784 阿裏雲技術社區[雲棲]

使用 Instance Tunnel 獲取 Maxcompute Instance 的執行結果

本篇將介紹如何使用 Instance Tunnel 來獲取 Maxcompute Instance 執行結果。

源起

每天我們都會在 Maxcompute 平台上提交 select query，用於查詢特定的數據。然而，熟悉平台的同學都知道，從平台獲取 sql 查詢結果是一個 Restful 請求，可能碰到以下兩個問題：

1 獲取數據超時。如果數據分布在多個存儲小文件上，平台需要花費大量時間來收集和歸並這些數據。然而在這個漫長的歸並過程中，獲取數據的 Restful 請求可能已經超時了。此時 Maxcompute https://yq.aliyun.com/articles/Console 會有如下警告：Warning: ODPS request failed, requestID:xxxx, retryCount:1, will retry in xxx seconds.
2 獲取數據量受限。

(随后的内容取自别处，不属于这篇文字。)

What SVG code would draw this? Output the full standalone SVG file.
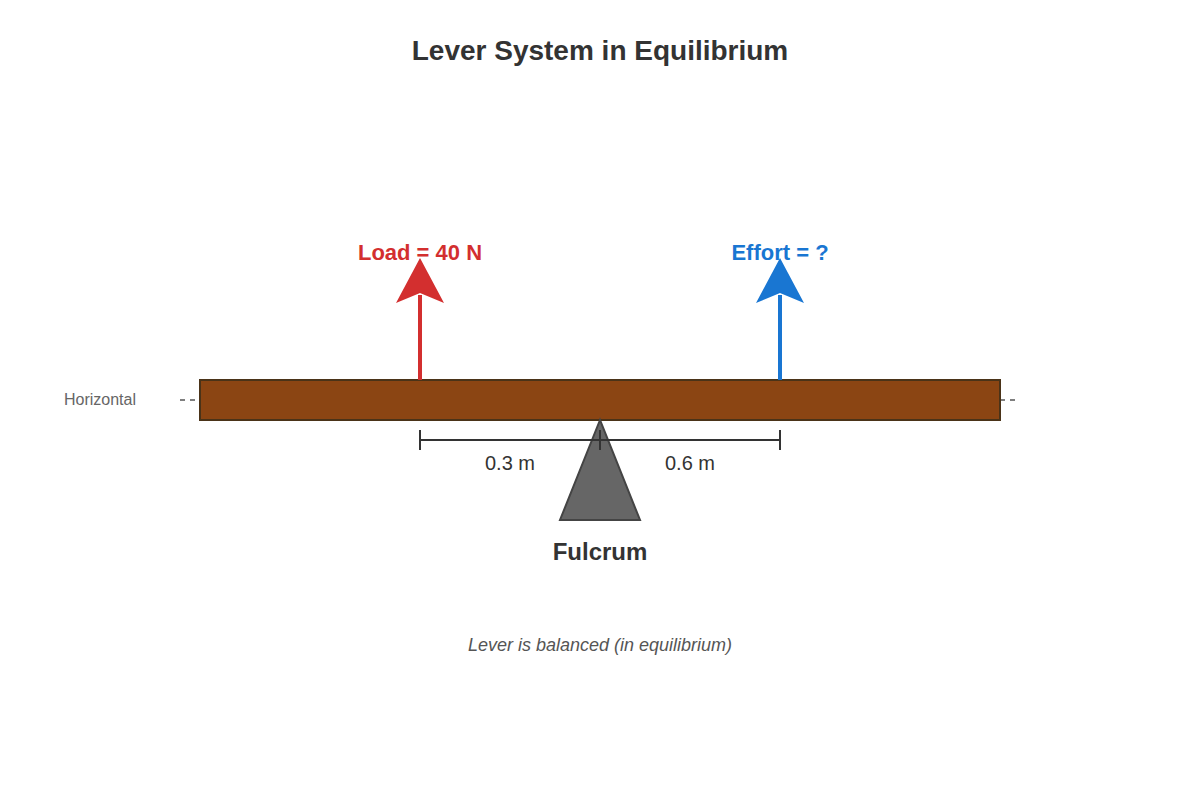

由於一次 Restful 請求的返回數據有限，且一次性獲取全量數據到本地時可能將內存撐爆等問題，Maxcompute SQL 的查詢結果條數是受限的，具體的數值為 project 上的配置項 READ_TABLE_MAX_ROW (默認為 10000)。這就會出現明明我們的查詢結果 2W 條，最後卻在 Maxcompute https://yq.aliyun.com/articles/Console 或者 Logview 上隻看到 1W條的詭異情況了。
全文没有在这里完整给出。